Para Luiz Maurício Azevedo “esse campo é totalmente marcado por duas questões principais no país: o dinheiro e a cor”. O editor e escritor relembrou um episódio no ano de 1999, quando tentava apresentar originais em editoras de Porto Alegre e, mesmo levando seus poemas pessoalmente aos editores, não foi reconhecido como escritor, nem ao menos acreditavam que ele pudesse usar o computador para escrevê-los. Um ano depois, venceu um concurso literário, que possibilitou que ele publicasse a obra. Ainda assim, enfrentou dificuldades na distribuição do livro, uma vez que só a livraria Bamboletras aceitou colocar o livro à venda.

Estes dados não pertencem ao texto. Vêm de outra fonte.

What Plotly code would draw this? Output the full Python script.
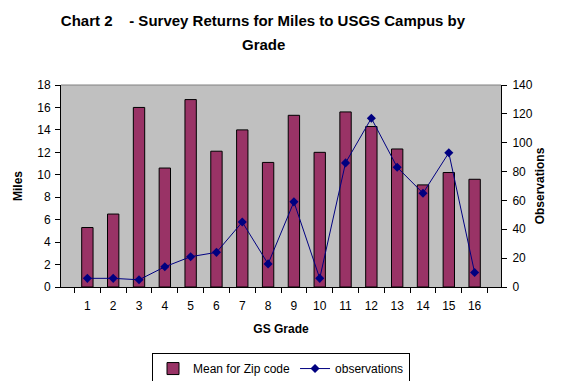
import plotly.graph_objects as go

grades = [str(i) for i in range(1, 17)]
mean_miles = [5.3, 6.5, 16.0, 10.6, 16.7, 12.1, 14.0, 11.1, 15.3, 12.0, 15.6, 14.3, 12.3, 9.1, 10.2, 9.6]
observations = [6, 6, 5, 14, 21, 24, 45, 16, 59, 6, 86, 117, 83, 65, 93, 10]
title_line1 = "Chart 2    - Survey Returns for Miles to USGS Campus by"
title_line2 = "Grade"

FONT = "Liberation Sans, Arial, sans-serif"

fig = go.Figure()
fig.add_trace(go.Bar(
    x=grades, y=mean_miles, name="Mean for Zip code",
    marker=dict(color="#993366", line=dict(color="black", width=1)),
))
fig.add_trace(go.Scatter(
    x=grades, y=observations, name="observations", yaxis="y2",
    mode="lines+markers",
    line=dict(color="#000080", width=1),
    marker=dict(symbol="diamond", size=7, color="#000080"),
))

fig.update_layout(
    width=558, height=373,
    margin=dict(l=53, r=65, t=77, b=94, autoexpand=False),
    paper_bgcolor="white", plot_bgcolor="#C0C0C0",
    font=dict(family=FONT, size=12, color="black"),
    title=dict(
        text="<b>" + title_line1 + "</b>",
        x=255 / 558, xanchor="center", y=1 - 13 / 373, yanchor="middle",
        font=dict(size=15, family=FONT),
    ),
    annotations=[dict(
        text="<b>" + title_line2 + "</b>", xref="paper", yref="paper",
        x=(255 - 53) / 440, y=(279 - 36) / 202, xanchor="center", yanchor="middle",
        showarrow=False, font=dict(size=15, family=FONT),
    )],
    bargap=0.56,
    showlegend=True,
    legend=dict(
        orientation="h", x=0.5, xanchor="center", y=-0.327, yanchor="top",
        bordercolor="black", borderwidth=1, bgcolor="white",
        font=dict(size=12), tracegroupgap=0,
    ),
    xaxis=dict(
        type="category", tickson="boundaries", ticks="outside", ticklen=5,
        tickcolor="black", showline=True, linecolor="black", linewidth=1,
        showgrid=False, mirror=False, automargin=False, ticklabelstandoff=8,
        title=dict(text="<b>GS Grade</b>", font=dict(size=12), standoff=12),
    ),
    yaxis=dict(
        range=[0, 18], dtick=2, ticks="outside", ticklen=5, tickcolor="black",
        showline=True, linecolor="black", linewidth=1, showgrid=False,
        zeroline=False, automargin=False, ticklabelstandoff=2,
        title=dict(text="<b>Miles</b>", font=dict(size=12), standoff=12),
    ),
    yaxis2=dict(
        overlaying="y", side="right", range=[0, 140], dtick=20,
        ticks="outside", ticklen=5, tickcolor="black",
        showline=True, linecolor="black", linewidth=1, showgrid=False,
        zeroline=False, automargin=False, ticklabelstandoff=3,
        title=dict(text="<b>Observations</b>", font=dict(size=12), standoff=2),
    ),
    shapes=[dict(type="line", xref="paper", yref="paper", x0=0, x1=1, y0=1, y1=1,
                 line=dict(color="#808080", width=1))],
)

fig.write_html("out.html")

“O maior problema no campo literário no Brasil hoje são as cotas para os autores brancos”, avaliou. Azevedo exemplificou com autores que, para ele são irrelevantes, e que são sempre protagonistas na academia: José Lins do Rego e José de Alencar. “Criamos um campo literário brasileiro que é artificial, racista, homofóbico e misógino”, disse, destacando a falta de diversidade e também de pensamento crítico ao sistema dentro da academia.
Segundo Azevedo, mesmo com os avanços sociais nos últimos anos, “a literatura é um campo de batalhas reflexo da sociedade ideal seria que eventos como a Flip fossem democratizados, mas isso não acontece porque as instituições brasileiras não são democráticas. Estamos em um país que confunde autoritarismo com segurança.”